How is it used today?
The datasets being leveraged to enable generative AI to alleviate the work of PR pros varies depending on the needs of the PR campaign. For example, AI might analyze social media data to identify trending topics and create tailored content, look through previous articles to understand what a journalist is most likely to write about and whether they would be a good fit for a particular media list, find similar journalists who would be interested in receiving a particular pitch or press release, or simply look at data from successful pitches to understand the most effective way to structure a pitch for maximum effect.
Of course, as with any new technology, there are concerns about how these algorithms will change the PR industry. One is that AI-generated content might lack the creativity and nuance of content created by humans, make mistakes, or create inappropriate or offensive content. While these are valid concerns, they can be mitigated by ensuring that AI models are trained adequately on good datasets and, most importantly, that the results are curated and edited by living, breathing human PR professionals.
People have the power
One of the best ways to work with AI and ensure that the communications professional gets the best results is by treating any created outputs as a first draft. Anyone using this technology must understand the risks of using it and therefore needs to edit any output they receive from an AI-powered generator. And yet, despite this need for editing, I've found that AI can still get 70% of the legwork done when it comes to creating content. However, that remaining human-driven 30% really turns a good first draft into a strong, compelling final product.
Another worry is that AI might replace human PR professionals altogether. While it's true that technology can automate many of the more mundane tasks in communications, humans will always be required for the strategic work and relationship-building inherent to the job. Therefore, I believe that human expertise and intuition will always be essential in the PR industry, but AI will enable PR professionals to work more efficiently and effectively.
Of course, AI models will become more sophisticated and better at analyzing complex data sets as development continues, and they will be able to generate more targeted, nuanced and effective content in achieving PR goals. At the same time, human PR professionals will continue to play the critical role of crafting the messaging and strategy, building relationships and providing strategic guidance.

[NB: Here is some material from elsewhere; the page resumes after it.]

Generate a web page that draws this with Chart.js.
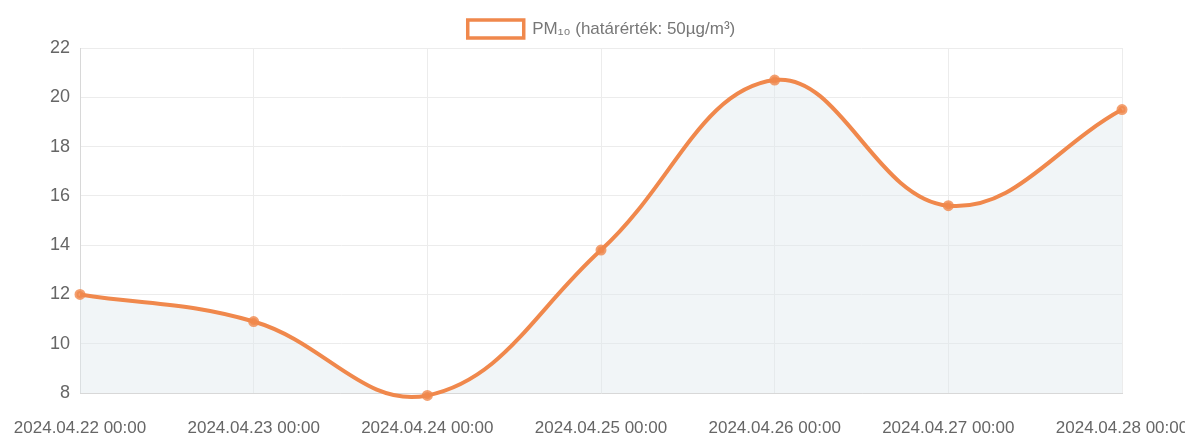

Ultimately, the successful integration of generative AI into the average PR professional's workflow will depend heavily on the collaboration and partnership between human communications professionals and AI algorithms. Only by working together can PR people leverage AI's power to achieve their goals while ensuring that the content they create is ethical, practical, and aligned with their values and objectives. I'm excited about the opportunities that generative AI presents, and I believe that by embracing this technology, we can create more successful PR campaigns that benefit our clients and society.